Dans le lit de Procuste
Procuste est le surnom d’un personnage mythologique qui attirait chez lui par la ruse des malheureux dont il découpait ou étirait les membres afin de les ajuster aux dimensions de la couche qu’il leur réservait. Par extension, on qualifie de « lit de Procuste » toute situation exigeant une impossible et cruelle uniformisation.
Cette métaphore sied comme un édredon au fantasme mondialiste d’une extase égalitaire (1), dont la pensée dominante se fait le chantre depuis des décennies. Soumis à la pression de ce modèle d’épanouissement unilatéral – que bien souvent il croit vouloir – l’individu est condamné au supplice adaptatif par déformation ou contrainte de son Être.
Dans le premier cas, son âme erre dans un espace social ultra technologique qui, en échange d’une illusoire intimité avec l’autre, lui demande de se dilater jusqu’à perdre le contact avec son identité profonde. Tôt ou tard la virtualité de son vécu l’écartèle, tandis que le cyber enrobage de ses élans se fait armure pesante ou vampirique. Plus il se pense proche, plus il s’éloigne, sans que nulle drogue (il)licite ne parvienne jamais à étancher sa soif de contact intense. Plus il croit aimer, plus il crève sans le savoir de son incapacité à accéder au cœur de cette expérience ontologique.

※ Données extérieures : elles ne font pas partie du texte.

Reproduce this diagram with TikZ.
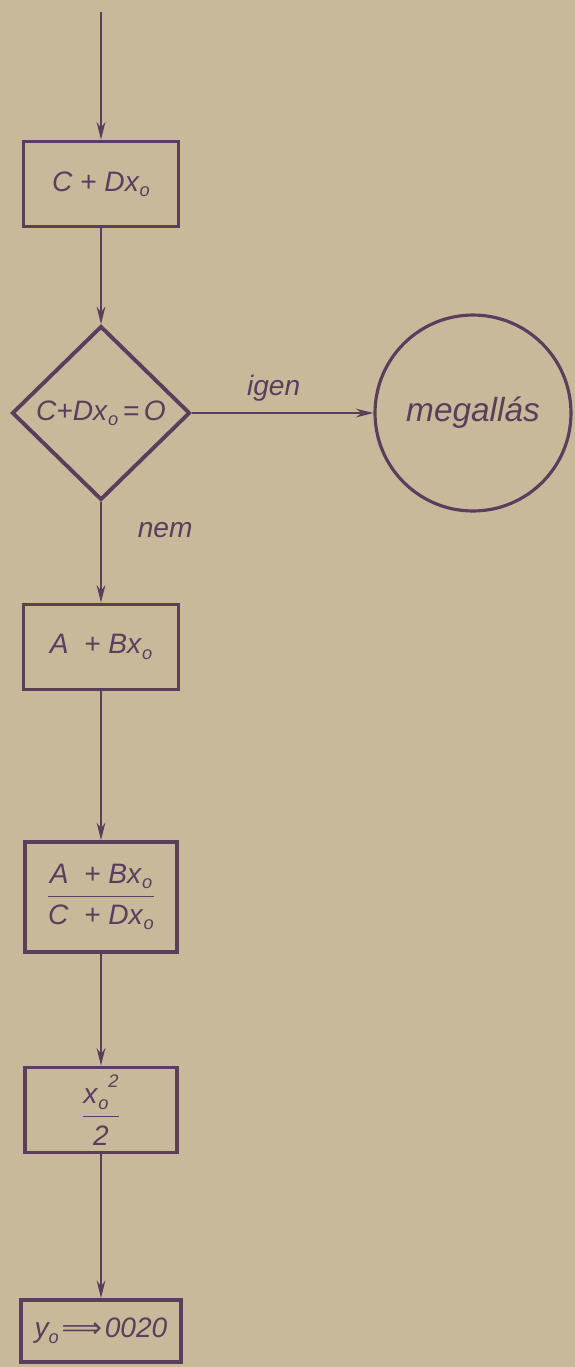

Dans le second cas, tout déploiement impudique de l’Être au-delà des cadres procustiens est immédiatement sanctionné par des « coups » : moqueries, critiques, indifférence, marginalisation, exploitation, violences physiques…etc. Qu’importe le supplice, pourvu qu’on ait l’ivresse que procure la certitude d’avoir raison, tous contre un seul ! De la vitalité de l’âme meurtrie dépendra sa réaction tactique post-traumatique : étreinte radicale de son destin rebelle jusqu’à la mort héroïque ou conduites erratiques masquées par une abdication de surface. En filigrane toujours, l’ardent désir de défendre son dernier bastion de liberté face à une pensée dont l’exclusivité ne peut qu’appeler le totalitarisme.
Dans ces carcans culturels qui nous mutilent le corps psychique, comment trouver la félicité, seuls ou accompagnés ?
Cette question-koan(2) ne peut trouver réponses en chacun de nous qu’au-delà de l’alternative adhésion/opposition aux valeurs sociétales de notre époque. Elle est invitation à nous dévêtir de nos oripeaux de victimes-bourreaux pour faire preuve de discernement quand les nouveaux Procustes viennent tenter nos egos. Elle est enfin – voire surtout – incitation à faire de nos lits réels et symboliques des espaces de célébrations amoureuses de notre humanité. Seuls ou accompagnés.
(1) l’égalité s’entendant ici comme une absence d’altérité. En d’autres termes, le produit que l’on cherche à nous vendre revient à ce slogan « Pour vivre heureux, vivons clonés »
(2) les koans sont des phrases sibyllines énoncées par les maîtres bouddhistes zen pour être méditées ou provoquer l’illumination.